1947 Ramdas ship disaster

History

India
- Name: SS Ramdas
- Owner: Indian Cooperative Steam Navigation Company
- Port of registry: Bombay
- Route: Bombay to Rewas
- Launched: 1936
- Stricken: 17 July 1947
- Fate: Sank; killing 690 of the people on board

= 1947 Ramdas ship disaster =

Indian passenger ferry that sank in 1947

The 1947 Ramdas ship disaster occurred near Bombay (now Mumbai) in India. The Indian passenger ship SS Ramdas, while bound for Rewas in Maharashtra, capsized on 17 July 1947, near Gull Island (Kashyacha Khadak), ten miles from Colaba (South Mumbai) Point, killing 724 of the people on board.

==The disaster==
Ramdas was a coastal passenger ferry owned by the Indian Cooperative Steam Navigation Company. It was a twin-screw vessel built in 1936 and measured 406 tons. On 17 July 1947, at around 8:05 a.m. (IST), 30 minutes after she left Bombay, and at 5 mi Colaba Point, while en route to Rewas, she was caught in violent storms and high seas. While she was passing the island of Kashyacha Khadak, one of the waves caught her on the starboard side, resulting in the passengers rushing to the port side and causing her to capsize.
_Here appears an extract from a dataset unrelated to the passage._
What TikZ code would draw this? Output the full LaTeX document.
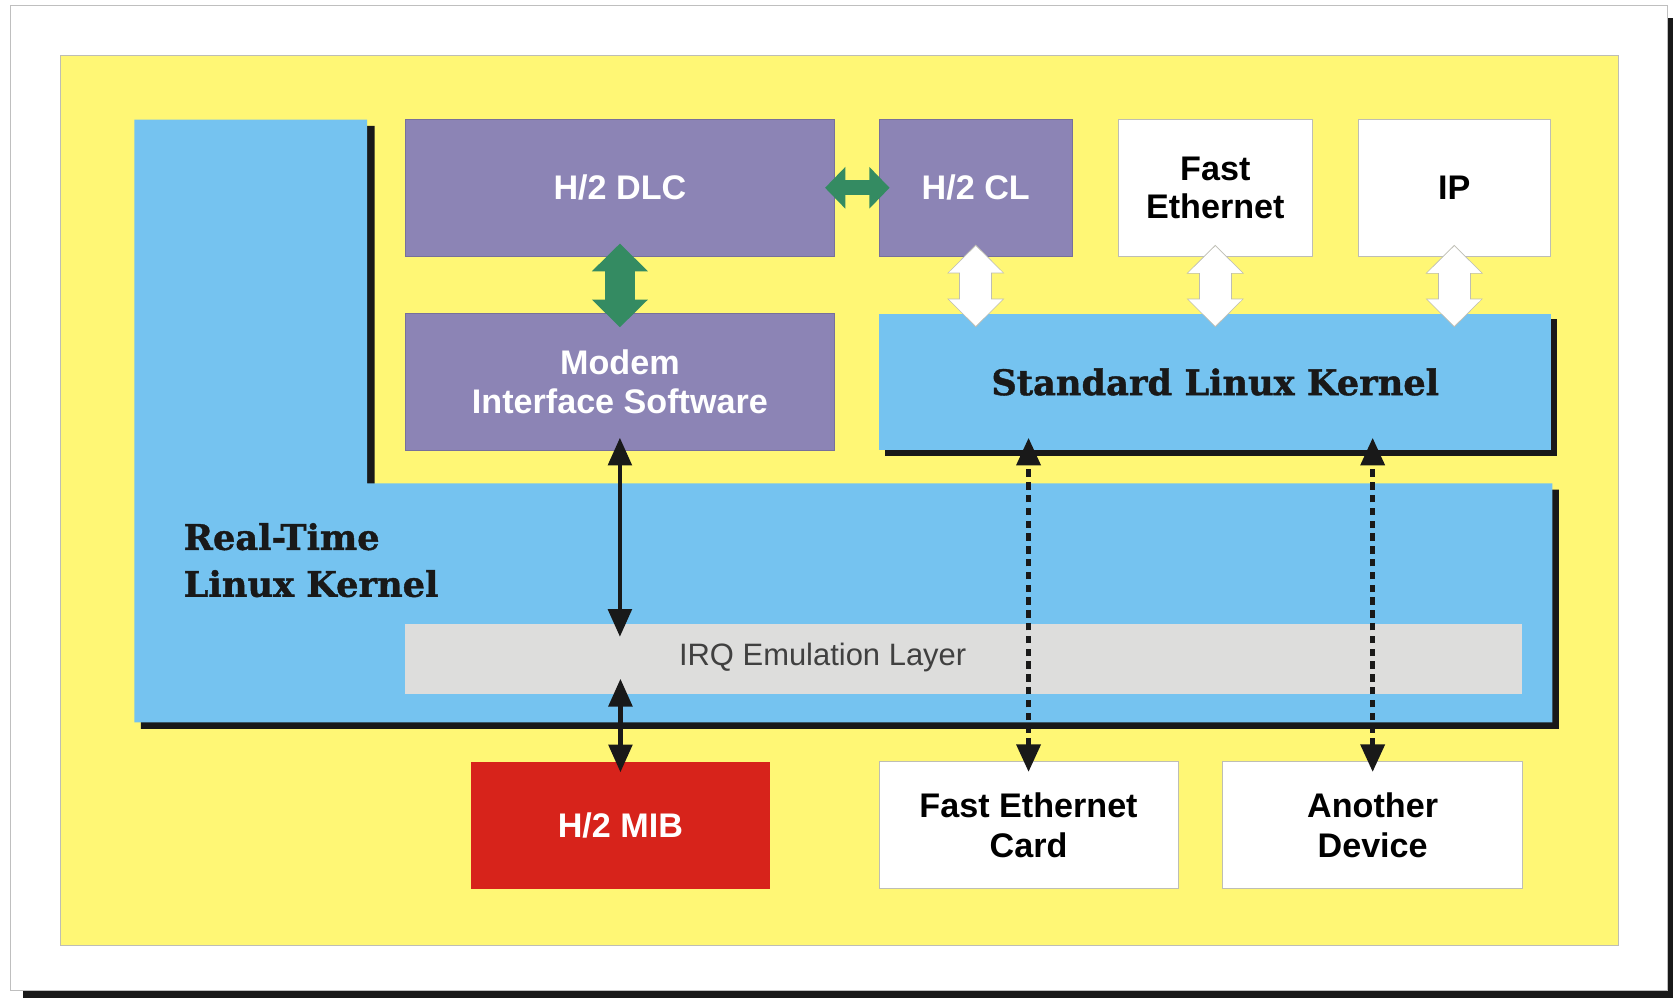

The port authorities knew of the tragedy only when a few of the survivors swam to safety and reached the Sassoon Docks and broke the news at 3:00 p.m. Some of the survivors swam across and reached the northern coast of Raigad near Rewas. Some people were rescued by fishermen from Rewas.

Of the 713 passengers on board, 690 died. Most passengers were from the Girgaum and Parel areas. They were mostly workers from Pen, Roha, and Alibag. Survivors included the ship's captain, Sheikh Suleman Ibrahim, who later provided the facts of the incident.

==Aftermath==

For the rescue operation mounted by the Rewas (Alibag) fishermen, the Indian government allotted some land and a jetty to them. The resulting settlement was subsequently called Bodni.

The Bombay Port Trust decided to salvage it in August 1951 and the work was entrusted to an Italian firm for a cost of ₹13.8 lakh. However, the wreck resurfaced on its own at Ballard Pier off the coast at Bombay in 1957.